Single by Loverboy

from the album Get Lucky
- B-side: "Emotional"
- Released: September 1981
- Studio: Mushroom (Vancouver, British Columbia)
- Genre: Hard rock; pop rock;
- Length: 3:41
- Label: CBS
- Songwriters: Paul Dean; Matt Frenette; Mike Reno;
- Producers: Bruce Fairbairn; Paul Dean;

Loverboy singles chronology
| "The Kid Is Hot Tonite" (1981) | "Working for the Weekend" (1981) | "When It's Over" (1981) |

Music video
- "Working for the Weekend" on YouTube

= Working for the Weekend =

1981 song by Loverboy

"Working for the Weekend" is a song by Canadian rock band Loverboy from their second studio album, Get Lucky (1981). It was written by guitarist Paul Dean, vocalist Mike Reno, and drummer Matt Frenette and produced by Bruce Fairbairn and Dean. The song was released as the lead single from the album in 1981 and reached number 29 on the US Billboard Hot 100 chart, as well as number two on Billboards Rock Top Tracks chart in February 1982. "Working for the Weekend" was ranked at number 100 on VH1's "100 Greatest Songs of the 80s".

==Background==
The song originated when guitarist Paul Dean was out walking one Wednesday afternoon, looking for inspiration in his songwriting. He noticed that much of the area was deserted, as most people were at work. "So I'm out on the beach and wondering, 'Where is everybody? Well, I guess they're all waiting for the weekend,'" he later said. Mike Reno, the band's vocalist, suggested they change the title to "Working for the Weekend". According to Dean, he first began writing the song in a hotel room following a Montreal concert. At the time, the band were still playing bars to little response from patrons.
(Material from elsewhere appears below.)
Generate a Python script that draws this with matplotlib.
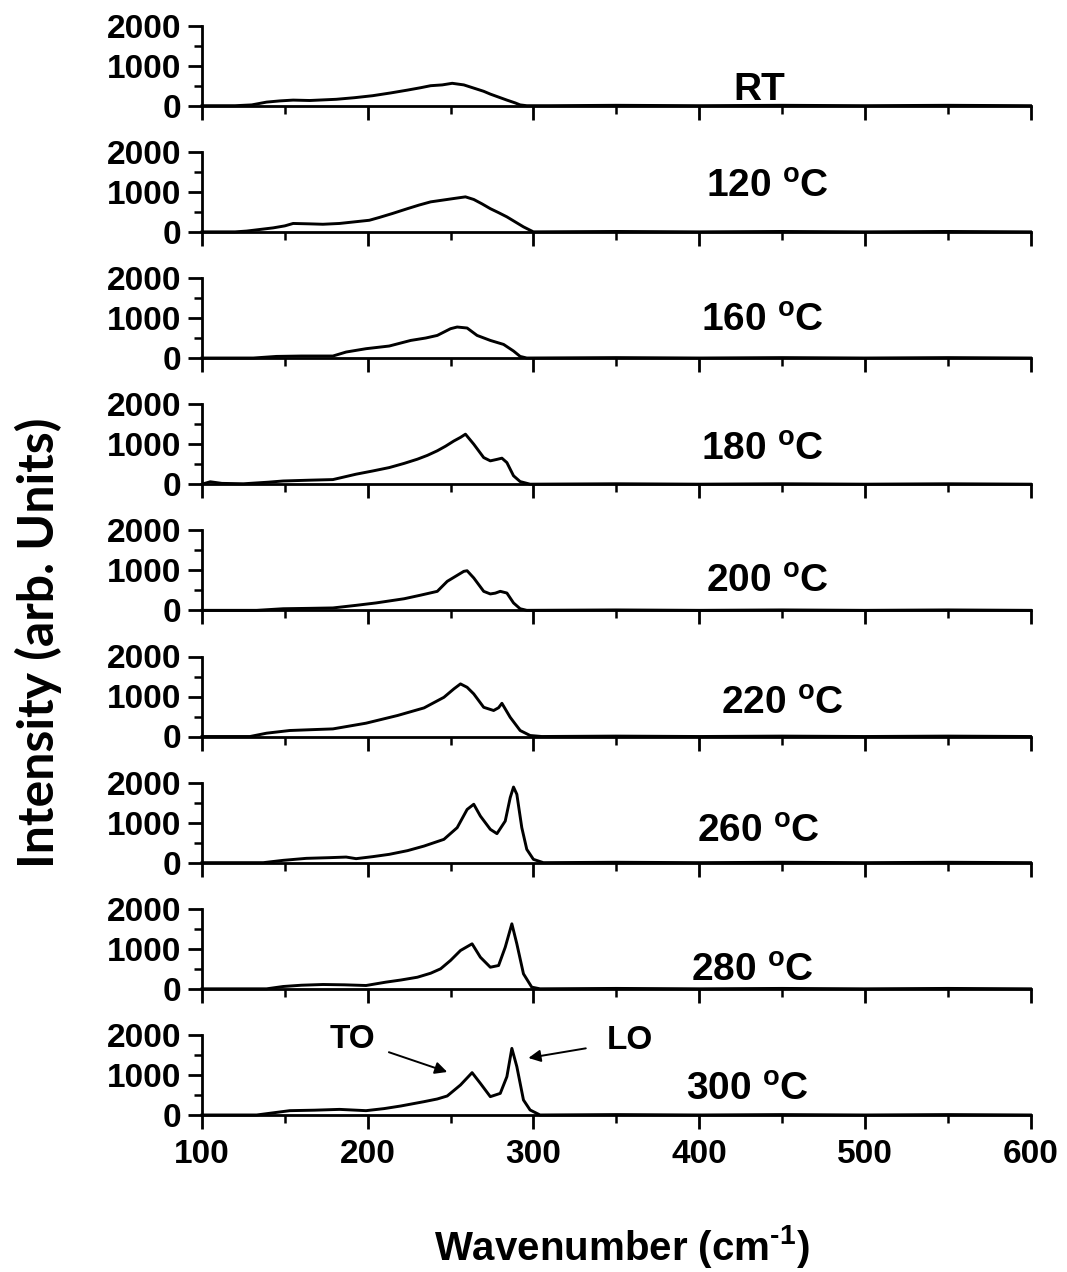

After completing the song, they used it to open one set, and Dean recalled that "the dance floor was packed".

==Personnel==
- Mike Reno – lead vocals
- Paul Dean – guitar, backing vocals
- Doug Johnson – keyboards
- Scott Smith – bass
- Matt Frenette – drums

==Charts==
===Weekly charts===

| Chart (1981–1982) | Peak position |
|---|---|
| Australia (Kent Music Report) | 19 |
| Canada Top Singles (RPM) | 10 |
| New Zealand (Recorded Music NZ) | 19 |
| US Billboard Hot 100 | 29 |
| US Rock Top Tracks (Billboard) | 2 |

===Year-end charts===

| Chart (1982) | Rank |
|---|---|
| Australia (Kent Music Report) | 93 |
| US Billboard Hot 100 | 96 |

==Certifications==

| Region | Certification | Certified units/sales |
| Canada (Music Canada) | 2× Platinum | 160,000^{‡} |
^{‡} Sales+streaming figures based on certification alone.

== Cover versions ==
- The song was covered by former American Idol contestant and country music singer Josh Gracin on the soundtrack to the 2005 film Herbie: Fully Loaded, starring Lindsay Lohan and Justin Long, in the scene where the team works to fix Herbie overnight in time for the final race.
- American virtuoso guitarist Paul Gilbert included an instrumental cover of this song as the first track on his 2014 album Stone Pushing Uphill Man.
- Ron Burgundy (Will Ferrell) performed a parody version of the song on Conan on November 20, 2013, suggesting he had been asked by Rob Ford to cover the song as Ford's campaign song for re-election as Mayor of Toronto, the lyrics parodying Ford's substance abuse scandal.

== In popular culture ==
- The song was used in the Saturday Night Live sketch "Chippendales Audition" featuring Chris Farley and guest host Patrick Swayze. The sketch aired on October 27, 1990.
- The song made in appearance in the video game Grand Theft Auto: Vice City on the in-game hard rock and heavy metal radio station V-Rock.
- The song has appeared in the 2001 comedy film Zoolander in a scene where Derek Zoolander works in a coal mine with his family.
- The song was briefly heard in the 2006 comedy film Click where a driver (Terry Crews) is seen singing the lyrics to Michael Newman (Adam Sandler).
- The song was featured in the Cartoon Network show Regular Show Season 1, Episode 3, Caffeinated Concert Tickets. It was featured during a montage scene.
- The song was referenced in the 2014 television series Selfie, specifically in episode 4, "Nugget of Wisdom," featuring Karen Gillan, John Cho, Brian Huskey, and Samm Levine.
- The song was used in the launch trailer for Chapter 6: Season 4 of Fortnite: Battle Royale, titled "Shock 'N Awesome".
- The song was used in the 2026 Pixar film Hoppers, during King George’s introduction.